**Material provided:**
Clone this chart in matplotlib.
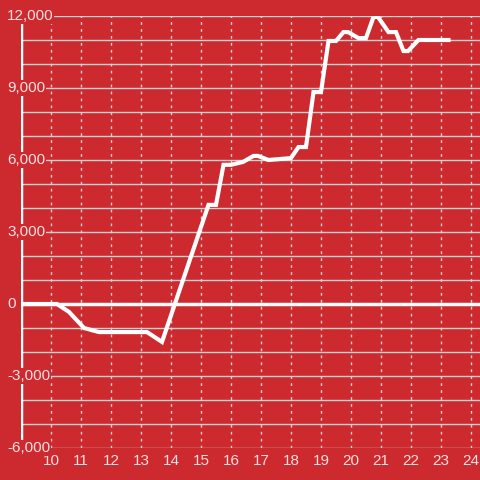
import matplotlib
matplotlib.use("Agg")
import matplotlib.pyplot as plt
import matplotlib.transforms as mtransforms

# hour of day vs running total
hours = [9.0, 10.2, 10.6, 11.1, 11.6, 13.2, 13.7, 15.25, 15.5, 15.75, 16.0, 16.4,
         16.75, 16.9, 17.25, 18.0, 18.25, 18.5, 18.75, 19.0, 19.25, 19.5, 19.75,
         19.9, 20.25, 20.5, 20.75, 20.9, 21.25, 21.5, 21.75, 21.9, 22.25, 23.25]
values = [0, 0, -330, -1000, -1170, -1170, -1580, 4130, 4130, 5800, 5800, 5920,
          6170, 6170, 6000, 6080, 6540, 6540, 8830, 8830, 10960, 10960, 11330,
          11330, 11080, 11080, 11960, 11960, 11330, 11330, 10540, 10540, 11000, 11000]
x_ticks = list(range(10, 25))
y_grid = list(range(-6000, 13000, 1000))
y_labels = [-6000, -3000, 0, 3000, 6000, 9000, 12000]

bg = '#cc2a2f'
txt = '#f6e0e0'
grid_c = '#d8d0d0'

fig = plt.figure(figsize=(4.8, 4.8), dpi=100, facecolor=bg)
ax = fig.add_axes([21 / 480, 1 - 448 / 480, 1 - 21 / 480, 432 / 480])
ax.set_facecolor(bg)
ax.set_xlim(9, 24.3)
ax.set_ylim(-6000, 12000)
for s in ax.spines.values():
    s.set_visible(False)
ax.set_xticks([])
ax.set_yticks([])

for y in y_grid:
    ax.axhline(y, color=grid_c, lw=1.0, zorder=1)
for x in x_ticks:
    ax.axvline(x, color=grid_c, lw=1.0, ls=(0, (2, 3)), zorder=1)

ax.axhline(0, color='white', lw=2.5, zorder=2)
ax.axvline(9, color='white', lw=2.5, zorder=2)

ax.plot(hours, values, color='white', lw=3, solid_joinstyle='miter', zorder=4)

trans = mtransforms.blended_transform_factory(fig.transFigure, ax.transData)
for v in y_labels:
    ax.text(7 / 480, v, f'{v:,}', transform=trans, ha='left', va='center',
            fontsize=11, color=txt, family='Liberation Sans', clip_on=False,
            bbox=dict(facecolor=bg, edgecolor='none', pad=0.5), zorder=5)

trans_x = mtransforms.blended_transform_factory(ax.transData, fig.transFigure)
for x in x_ticks:
    ax.text(x, 1 - 461 / 480, str(x), transform=trans_x, ha='center', va='center',
            fontsize=11, color=txt, family='Liberation Sans', clip_on=False)

fig.savefig('out.png', dpi=100, facecolor=bg)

**Directive:** Your task is to repeat the material above exactly, without its pictures.

**Exercise answer:**
Clone this chart in matplotlib.
import matplotlib
matplotlib.use("Agg")
import matplotlib.pyplot as plt
import matplotlib.transforms as mtransforms

# hour of day vs running total
hours = [9.0, 10.2, 10.6, 11.1, 11.6, 13.2, 13.7, 15.25, 15.5, 15.75, 16.0, 16.4,
         16.75, 16.9, 17.25, 18.0, 18.25, 18.5, 18.75, 19.0, 19.25, 19.5, 19.75,
         19.9, 20.25, 20.5, 20.75, 20.9, 21.25, 21.5, 21.75, 21.9, 22.25, 23.25]
values = [0, 0, -330, -1000, -1170, -1170, -1580, 4130, 4130, 5800, 5800, 5920,
          6170, 6170, 6000, 6080, 6540, 6540, 8830, 8830, 10960, 10960, 11330,
          11330, 11080, 11080, 11960, 11960, 11330, 11330, 10540, 10540, 11000, 11000]
x_ticks = list(range(10, 25))
y_grid = list(range(-6000, 13000, 1000))
y_labels = [-6000, -3000, 0, 3000, 6000, 9000, 12000]

bg = '#cc2a2f'
txt = '#f6e0e0'
grid_c = '#d8d0d0'

fig = plt.figure(figsize=(4.8, 4.8), dpi=100, facecolor=bg)
ax = fig.add_axes([21 / 480, 1 - 448 / 480, 1 - 21 / 480, 432 / 480])
ax.set_facecolor(bg)
ax.set_xlim(9, 24.3)
ax.set_ylim(-6000, 12000)
for s in ax.spines.values():
    s.set_visible(False)
ax.set_xticks([])
ax.set_yticks([])

for y in y_grid:
    ax.axhline(y, color=grid_c, lw=1.0, zorder=1)
for x in x_ticks:
    ax.axvline(x, color=grid_c, lw=1.0, ls=(0, (2, 3)), zorder=1)

ax.axhline(0, color='white', lw=2.5, zorder=2)
ax.axvline(9, color='white', lw=2.5, zorder=2)

ax.plot(hours, values, color='white', lw=3, solid_joinstyle='miter', zorder=4)

trans = mtransforms.blended_transform_factory(fig.transFigure, ax.transData)
for v in y_labels:
    ax.text(7 / 480, v, f'{v:,}', transform=trans, ha='left', va='center',
            fontsize=11, color=txt, family='Liberation Sans', clip_on=False,
            bbox=dict(facecolor=bg, edgecolor='none', pad=0.5), zorder=5)

trans_x = mtransforms.blended_transform_factory(ax.transData, fig.transFigure)
for x in x_ticks:
    ax.text(x, 1 - 461 / 480, str(x), transform=trans_x, ha='center', va='center',
            fontsize=11, color=txt, family='Liberation Sans', clip_on=False)

fig.savefig('out.png', dpi=100, facecolor=bg)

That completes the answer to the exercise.